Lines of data
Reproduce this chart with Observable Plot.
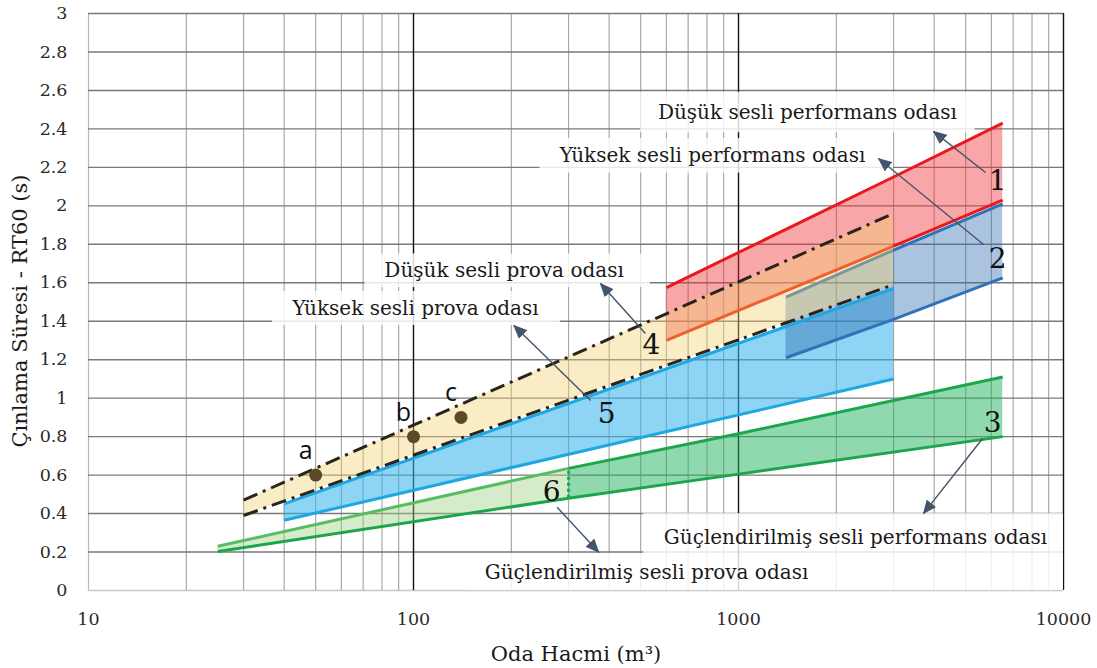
<!DOCTYPE html>
<html>
<head>
<meta charset="utf-8">
<script src="https://cdn.jsdelivr.net/npm/d3@7"></script>
<script src="https://cdn.jsdelivr.net/npm/@observablehq/plot@0.6"></script>
<style>
  html, body { margin: 0; padding: 0; background: #fff; }
</style>
</head>
<body>
<div id="chart"></div>
<script>
// Axis ticks and grid: room volume (m³, log) vs. reverberation time RT60 (s)
const xTicks = [10, 100, 1000, 10000];
const yTicks = [0, 0.2, 0.4, 0.6, 0.8, 1, 1.2, 1.4, 1.6, 1.8, 2, 2.2, 2.4, 2.6, 2.8, 3];
const minorGridX = [20, 30, 40, 50, 60, 70, 80, 90,
                    200, 300, 400, 500, 600, 700, 800, 900,
                    2000, 3000, 4000, 5000, 6000, 7000, 8000, 9000];
const majorGridX = [100, 1000, 10000];

// 1 — Düşük sesli performans odası
const quietPerfX = [600, 3000, 6500];
const quietPerfMin = [1.30, 1.79, 2.03];
const quietPerfMax = [1.575, 2.15, 2.43];

// 2 — Yüksek sesli performans odası
const loudPerfX = [1400, 3000, 6500];
const loudPerfMin = [1.21, 1.41, 1.625];
const loudPerfMax = [1.525, 1.77, 2.01];

// 3 — Güçlendirilmiş sesli performans odası
const ampPerfX = [300, 1000, 6500];
const ampPerfMin = [0.48, 0.605, 0.80];
const ampPerfMax = [0.635, 0.815, 1.11];

// 4 — Düşük sesli prova odası
const quietRehX = [30, 3000];
const quietRehMin = [0.39, 1.59];
const quietRehMax = [0.47, 1.96];

// 5 — Yüksek sesli prova odası
const loudRehX = [40, 3000];
const loudRehMin = [0.365, 1.10];
const loudRehMax = [0.45, 1.57];

// 6 — Güçlendirilmiş sesli prova odası
const ampRehX = [25, 300];
const ampRehMin = [0.203, 0.48];
const ampRehMax = [0.23, 0.635];

// Measured rooms a, b, c
const roomNames = ["a", "b", "c"];
const roomVolume = [50, 100, 140];
const roomRT60 = [0.60, 0.80, 0.90];

// Zone numbers and room-type names (placed in m³ / s)
const zoneNumbers = ["1", "2", "3", "4", "5", "6"];
const zoneNumberX = [6270, 6270, 6050, 540, 393, 266];
const zoneNumberY = [2.127, 1.726, 0.873, 1.274, 0.915, 0.51];

const zoneNames = [
  "Düşük sesli performans odası",
  "Yüksek sesli performans odası",
  "Güçlendirilmiş sesli performans odası",
  "Düşük sesli prova odası",
  "Yüksek sesli prova odası",
  "Güçlendirilmiş sesli prova odası"
];
const zoneNameX = [1630, 832, 2290, 190, 101.5, 521];
const zoneNameY = [2.485, 2.262, 0.276, 1.664, 1.466, 0.094];

// White panels behind the names
const panelX1 = [500, 245, 511, 71, 36.8, 145];
const panelX2 = [5350, 3000, 10000, 536, 283, 10000];
const panelY1 = [2.38, 2.17, 0.192, 1.575, 1.378, 0];
const panelY2 = [2.59, 2.35, 0.40, 1.75, 1.555, 0.192];

// Callout arrows from each zone number to its name
const calloutX1 = [5755, 5675, 5637, 517, 351, 276.6];
const calloutY1 = [2.173, 1.799, 0.79, 1.336, 0.988, 0.433];
const calloutX2 = [3981, 2698, 3707, 376, 203.6, 371.6];
const calloutY2 = [2.387, 2.246, 0.40, 1.596, 1.378, 0.199];

// ---- tables for the marks ----
const band = (xs, lo, hi) => xs.map((x, i) => ({x, lo: lo[i], hi: hi[i]}));
const quietPerf = band(quietPerfX, quietPerfMin, quietPerfMax);
const loudPerf = band(loudPerfX, loudPerfMin, loudPerfMax);
const ampPerf = band(ampPerfX, ampPerfMin, ampPerfMax);
const quietReh = band(quietRehX, quietRehMin, quietRehMax);
const loudReh = band(loudRehX, loudRehMin, loudRehMax);
const ampReh = band(ampRehX, ampRehMin, ampRehMax);

const rooms = roomNames.map((name, i) => ({name, x: roomVolume[i], y: roomRT60[i]}));
const numbers = zoneNumbers.map((t, i) => ({t, x: zoneNumberX[i], y: zoneNumberY[i]}));
const names = zoneNames.map((t, i) => ({t, x: zoneNameX[i], y: zoneNameY[i]}));
const panels = panelX1.map((x1, i) => ({x1, x2: panelX2[i], y1: panelY1[i], y2: panelY2[i]}));
const callouts = calloutX1.map((x1, i) => ({x1, y1: calloutY1[i], x2: calloutX2[i], y2: calloutY2[i]}));

const serif = "DejaVu Serif";
const lw = 3;
const dashDot = "15,6,3,6";

const chart = Plot.plot({
  width: 1097,
  height: 668,
  marginLeft: 88,
  marginRight: 34,
  marginTop: 13,
  marginBottom: 78,
  style: {fontFamily: serif, fontSize: "17.5px", color: "#2a2a2a", background: "#fff"},
  x: {type: "log", domain: [10, 10000]},
  y: {domain: [0, 3]},
  marks: [
    // grid
    Plot.ruleX(minorGridX, {stroke: "#a9a9a9", strokeWidth: 1.2}),
    Plot.ruleX([10], {stroke: "#b8b8b8", strokeWidth: 1.2}),
    Plot.ruleY(yTicks.filter(d => d > 0), {stroke: "#7a7a7a", strokeWidth: 1.4}),
    Plot.ruleY([0], {stroke: "#c8c8c8", strokeWidth: 1.3}),
    Plot.ruleX(majorGridX, {stroke: "#111", strokeWidth: 1.4}),

    // panels behind the room-type names
    Plot.rect(panels, {x1: "x1", x2: "x2", y1: "y1", y2: "y2", fill: "#fff", fillOpacity: 0.82}),

    // zone fills
    Plot.areaY(quietPerf, {x: "x", y1: "lo", y2: "hi", fill: "#ee2a30", fillOpacity: 0.42}),
    Plot.areaY(loudReh, {x: "x", y1: "lo", y2: "hi", fill: "#36b2ec", fillOpacity: 0.56}),
    Plot.areaY(loudPerf, {x: "x", y1: "lo", y2: "hi", fill: "#2a69b0", fillOpacity: 0.4}),
    Plot.line(loudPerf, {x: "x", y: "hi", stroke: "#2e72b8", strokeWidth: lw, strokeLinecap: "butt"}),
    Plot.line(loudPerf, {x: "x", y: "lo", stroke: "#2e72b8", strokeWidth: lw, strokeLinecap: "butt"}),
    Plot.areaY(quietReh, {x: "x", y1: "lo", y2: "hi", fill: "#f2cf6e", fillOpacity: 0.4}),
    Plot.areaY(ampPerf, {x: "x", y1: "lo", y2: "hi", fill: "#22b35e", fillOpacity: 0.5}),
    Plot.areaY(ampReh, {x: "x", y1: "lo", y2: "hi", fill: "#9ccf7e", fillOpacity: 0.42}),

    // zone boundaries
    Plot.line(loudReh, {x: "x", y: "hi", stroke: "#1ea8e2", strokeWidth: lw, strokeLinecap: "butt"}),
    Plot.line(loudReh, {x: "x", y: "lo", stroke: "#1ea8e2", strokeWidth: lw, strokeLinecap: "butt"}),
    Plot.line(quietPerf, {x: "x", y: "hi", stroke: "#e8191f", strokeWidth: lw, strokeLinecap: "butt"}),
    Plot.line(quietPerf.slice(0, 2), {x: "x", y: "lo", stroke: "#f0602e", strokeWidth: lw, strokeLinecap: "butt"}),
    Plot.line(quietPerf.slice(1), {x: "x", y: "lo", stroke: "#e8191f", strokeWidth: lw, strokeLinecap: "butt"}),
    Plot.line(ampReh, {x: "x", y: "hi", stroke: "#56bd62", strokeWidth: lw, strokeLinecap: "butt"}),
    Plot.line(ampReh, {x: "x", y: "lo", stroke: "#1ca64c", strokeWidth: lw, strokeLinecap: "butt"}),
    Plot.line(ampPerf, {x: "x", y: "hi", stroke: "#1ca64c", strokeWidth: lw, strokeLinecap: "butt"}),
    Plot.line(ampPerf, {x: "x", y: "lo", stroke: "#1ca64c", strokeWidth: lw, strokeLinecap: "butt"}),
    Plot.ruleX([ampPerfX[0]], {y1: ampPerfMin[0], y2: ampPerfMax[0], stroke: "#1ca64c", strokeWidth: lw, strokeDasharray: "3,3"}),
    Plot.line(quietReh, {x: "x", y: "hi", stroke: "#2a241c", strokeWidth: lw, strokeDasharray: dashDot, strokeLinecap: "butt"}),
    Plot.line(quietReh, {x: "x", y: "lo", stroke: "#2a241c", strokeWidth: lw, strokeDasharray: dashDot, strokeLinecap: "butt"}),

    // measured rooms
    Plot.dot(rooms, {x: "x", y: "y", r: 6.5, fill: "#5b4a28", stroke: "none"}),
    Plot.text(rooms, {x: "x", y: "y", text: "name", dx: -10, dy: -24, fontFamily: "Open Sans", fontSize: 25, fill: "#111"}),

    // callouts
    Plot.link(callouts, {x1: "x1", y1: "y1", x2: "x2", y2: "y2", stroke: "#44546a", strokeWidth: 1.4}),
    Plot.text(numbers, {x: "x", y: "y", text: "t", fontFamily: serif, fontSize: 28, fill: "#111"}),
    Plot.text(names, {x: "x", y: "y", text: "t", fontFamily: serif, fontSize: 20, fill: "#1a1a1a"}),

    // axes
    Plot.axisX(xTicks, {anchor: "bottom", tickSize: 0, tickPadding: 22, tickFormat: d => String(d), label: null}),
    Plot.axisY(yTicks, {anchor: "left", tickSize: 0, tickPadding: 21, tickFormat: d => String(d), label: null}),
    Plot.text(["Oda Hacmi (m³)"], {frameAnchor: "bottom", textAnchor: "middle", lineAnchor: "middle", dy: 64, fontFamily: serif, fontSize: 21, fill: "#1a1a1a"}),
    Plot.text(["Çınlama Süresi - RT60 (s)"], {frameAnchor: "left", textAnchor: "middle", lineAnchor: "middle", dx: -68, dy: 9, rotate: -90, fontFamily: serif, fontSize: 21, fill: "#1a1a1a"})
  ]
});

// Filled arrowheads on the callout links
const ns = "http://www.w3.org/2000/svg";
const defs = document.createElementNS(ns, "defs");
const marker = document.createElementNS(ns, "marker");
marker.setAttribute("id", "callout-head");
marker.setAttribute("viewBox", "0 0 14 12");
marker.setAttribute("refX", "13");
marker.setAttribute("refY", "6");
marker.setAttribute("markerWidth", "14");
marker.setAttribute("markerHeight", "12");
marker.setAttribute("markerUnits", "userSpaceOnUse");
marker.setAttribute("orient", "auto");
const head = document.createElementNS(ns, "path");
head.setAttribute("d", "M0,0L14,6L0,12Z");
head.setAttribute("fill", "#44546a");
marker.appendChild(head);
defs.appendChild(marker);
chart.insertBefore(defs, chart.firstChild);
chart.querySelectorAll('g[aria-label="link"] path').forEach(p => p.setAttribute("marker-end", "url(#callout-head)"));

document.getElementById("chart").appendChild(chart);
</script>
</body>
</html>
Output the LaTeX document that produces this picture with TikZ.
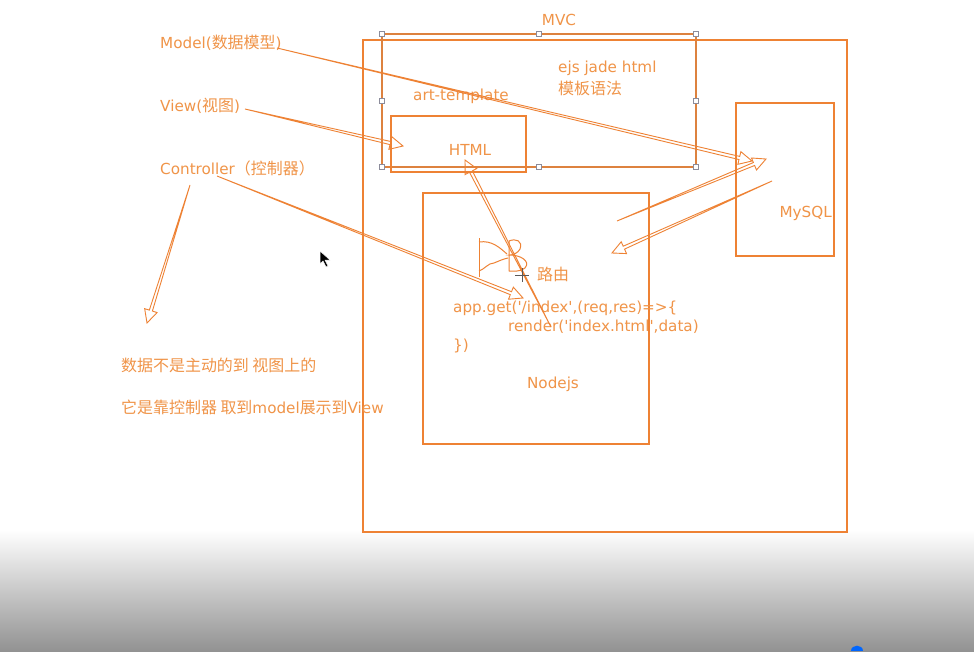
\documentclass[tikz,border=0pt]{standalone}
\usepackage{fontspec}
\setmainfont{DejaVu Sans}[Ligatures=TeXOff]
\newfontfamily\cjk{Noto Sans CJK SC}[Ligatures=TeXOff, Scale=1.05]
\usetikzlibrary{calc}
\definecolor{org}{RGB}{238,130,52}
\definecolor{orgt}{RGB}{240,148,72}
\definecolor{gbot}{RGB}{146,146,146}
\definecolor{hgray}{RGB}{140,140,155}
\tikzset{
 box/.style={draw=org, line width=1.4pt, inner sep=0pt, outer sep=0pt},
 selbox/.style={draw=org!85!gray, line width=1.1pt, inner sep=0pt, outer sep=0pt},
 lbl/.style={text=orgt, font=\fontsize{15.2}{18}\selectfont, inner sep=0pt},
 arr/.style={draw=org, line width=0.9pt, line join=miter},
 handle/.style={draw=hgray, fill=white, line width=0.6pt, minimum size=5pt, inner sep=0pt},
 icon/.style={draw=org, line width=1pt},
}
\newcommand{\harrow}[2]{%
 \coordinate (hB) at ($(#2)!13pt!(#1)$);
 \draw[arr] (#1) -- ($(hB)!1.6pt!90:(#2)$) -- ($(hB)!6.5pt!90:(#2)$) -- (#2) -- ($(hB)!6.5pt!-90:(#2)$) -- ($(hB)!1.6pt!-90:(#2)$) -- cycle;
}
\begin{document}
\begin{tikzpicture}[x=1pt,y=-1pt]
\useasboundingbox (0,0) rectangle (974,651);
\fill[white] (0,0) rectangle (974,651);
\shade[top color=white, bottom color=gbot] (0,530) rectangle (974,651);

% boxes
\node[box, minimum width=484pt, minimum height=492pt] (mvc) at (605,286) {};
\node[selbox, minimum width=314pt, minimum height=133pt] (sel) at (539,100.5) {};
\node[box, minimum width=135pt, minimum height=56pt] (html) at (458.5,144) {};
\node[box, minimum width=226pt, minimum height=251pt] (nodejs) at (536,318.5) {};
\node[box, minimum width=98pt, minimum height=153pt] (mysql) at (785,179.5) {};

% selection handles
\foreach \a in {north west,north,north east,west,east,south west,south,south east}
  \node[handle] at (sel.\a) {};

% labels
\node[lbl] (tmvc) at (559,20) {MVC};
\node[lbl, anchor=west] (tejs) at (558,68) {ejs jade html};
\node[lbl, anchor=west] (tmb) at (558,88) {\cjk 模板语法};
\node[lbl, anchor=west] (tart) at (413,96) {art-template};
\node[lbl] (thtml) at (470,150) {HTML};
\node[lbl, anchor=east] (tsql) at (832,213) {MySQL};
\node[lbl, anchor=west] (troute) at (537,274) {\cjk 路由};
\node[lbl, anchor=west] (code1) at (453,308) {app.get('/index',(req,res)=>\{};
\node[lbl, anchor=west] (code2) at (508,327) {render('index.html',data)};
\node[lbl, anchor=west] (code3) at (453,346) {\})};
\node[lbl] (tnode) at (553,384) {Nodejs};

\node[lbl, anchor=west] (model) at (160,43) {Model({\cjk 数据模型})};
\node[lbl, anchor=west] (view) at (160,106) {View({\cjk 视图})};
\node[lbl, anchor=west] (ctrl) at (160,168) {Controller{\cjk （控制器）}};
\node[lbl, anchor=west] (note1) at (121,365) {\cjk 数据不是主动的到 视图上的};
\node[lbl, anchor=west] (note2) at (121,407) {{\cjk 它是靠控制器 取到}model{\cjk 展示到}View};

% arrow endpoints
\coordinate (m1) at (277,48);  \coordinate (m2) at (752,161);
\coordinate (v1) at (245,109); \coordinate (v2) at (403,146);
\coordinate (c1) at (217,176); \coordinate (c2) at (523,298);
\coordinate (d1) at (190,185); \coordinate (d2) at (147,323);
\coordinate (h1) at (551,327); \coordinate (h2) at (465,160);
\coordinate (s1) at (617,221); \coordinate (s2) at (766,159);
\coordinate (s3) at (772,181); \coordinate (s4) at (612,253);

\harrow{m1}{m2}
\harrow{v1}{v2}
\harrow{c1}{c2}
\harrow{d1}{d2}
\harrow{h1}{h2}
\harrow{s1}{s2}
\harrow{s3}{s4}

% hand-drawn route icon
\draw[icon] (479,238) -- (479,277);
\draw[icon] (479,242) .. controls (492,240) and (500,248) .. (507,254);
\draw[icon] (479,271) .. controls (485,269) and (488,263) .. (494,263) .. controls (499,261) and (503,259) .. (508,258);
\draw[icon] (509,271) -- (509,241) .. controls (516,238) and (523,241) .. (520,249) .. controls (518,253) and (513,255) .. (510,255) .. controls (520,255) and (531,261) .. (525,268) .. controls (521,272) and (513,271) .. (509,271);

% crosshair cursor
\draw[gray!70!black, line width=0.9pt] (515,275) -- (529,275) (522,268) -- (522,282);

% mouse pointer
\filldraw[fill=black, draw=white, line width=0.5pt] (320,251) -- (320,264) -- (323,261) -- (326,267) -- (328,266) -- (325,260) -- (330,260) -- cycle;

% blue marker at bottom
\fill[blue!60!cyan] (851,651) .. controls (851,644) and (863,644) .. (863,651) -- cycle;
\end{tikzpicture}
\end{document}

**Written exercise**.
From the top of the listing above, repeat each line exactly until you reach the line containing "const zoneNumberY = [2.127, 1.726, 0.873, 1.274, 0.915, 0.51];", and repeat that one too. Leave the pictures out.

**Finished answer**.
Reproduce this chart with Observable Plot.
<!DOCTYPE html>
<html>
<head>
<meta charset="utf-8">
<script src="https://cdn.jsdelivr.net/npm/d3@7"></script>
<script src="https://cdn.jsdelivr.net/npm/@observablehq/plot@0.6"></script>
<style>
  html, body { margin: 0; padding: 0; background: #fff; }
</style>
</head>
<body>
<div id="chart"></div>
<script>
// Axis ticks and grid: room volume (m³, log) vs. reverberation time RT60 (s)
const xTicks = [10, 100, 1000, 10000];
const yTicks = [0, 0.2, 0.4, 0.6, 0.8, 1, 1.2, 1.4, 1.6, 1.8, 2, 2.2, 2.4, 2.6, 2.8, 3];
const minorGridX = [20, 30, 40, 50, 60, 70, 80, 90,
                    200, 300, 400, 500, 600, 700, 800, 900,
                    2000, 3000, 4000, 5000, 6000, 7000, 8000, 9000];
const majorGridX = [100, 1000, 10000];

// 1 — Düşük sesli performans odası
const quietPerfX = [600, 3000, 6500];
const quietPerfMin = [1.30, 1.79, 2.03];
const quietPerfMax = [1.575, 2.15, 2.43];

// 2 — Yüksek sesli performans odası
const loudPerfX = [1400, 3000, 6500];
const loudPerfMin = [1.21, 1.41, 1.625];
const loudPerfMax = [1.525, 1.77, 2.01];

// 3 — Güçlendirilmiş sesli performans odası
const ampPerfX = [300, 1000, 6500];
const ampPerfMin = [0.48, 0.605, 0.80];
const ampPerfMax = [0.635, 0.815, 1.11];

// 4 — Düşük sesli prova odası
const quietRehX = [30, 3000];
const quietRehMin = [0.39, 1.59];
const quietRehMax = [0.47, 1.96];

// 5 — Yüksek sesli prova odası
const loudRehX = [40, 3000];
const loudRehMin = [0.365, 1.10];
const loudRehMax = [0.45, 1.57];

// 6 — Güçlendirilmiş sesli prova odası
const ampRehX = [25, 300];
const ampRehMin = [0.203, 0.48];
const ampRehMax = [0.23, 0.635];

// Measured rooms a, b, c
const roomNames = ["a", "b", "c"];
const roomVolume = [50, 100, 140];
const roomRT60 = [0.60, 0.80, 0.90];

// Zone numbers and room-type names (placed in m³ / s)
const zoneNumbers = ["1", "2", "3", "4", "5", "6"];
const zoneNumberX = [6270, 6270, 6050, 540, 393, 266];
const zoneNumberY = [2.127, 1.726, 0.873, 1.274, 0.915, 0.51];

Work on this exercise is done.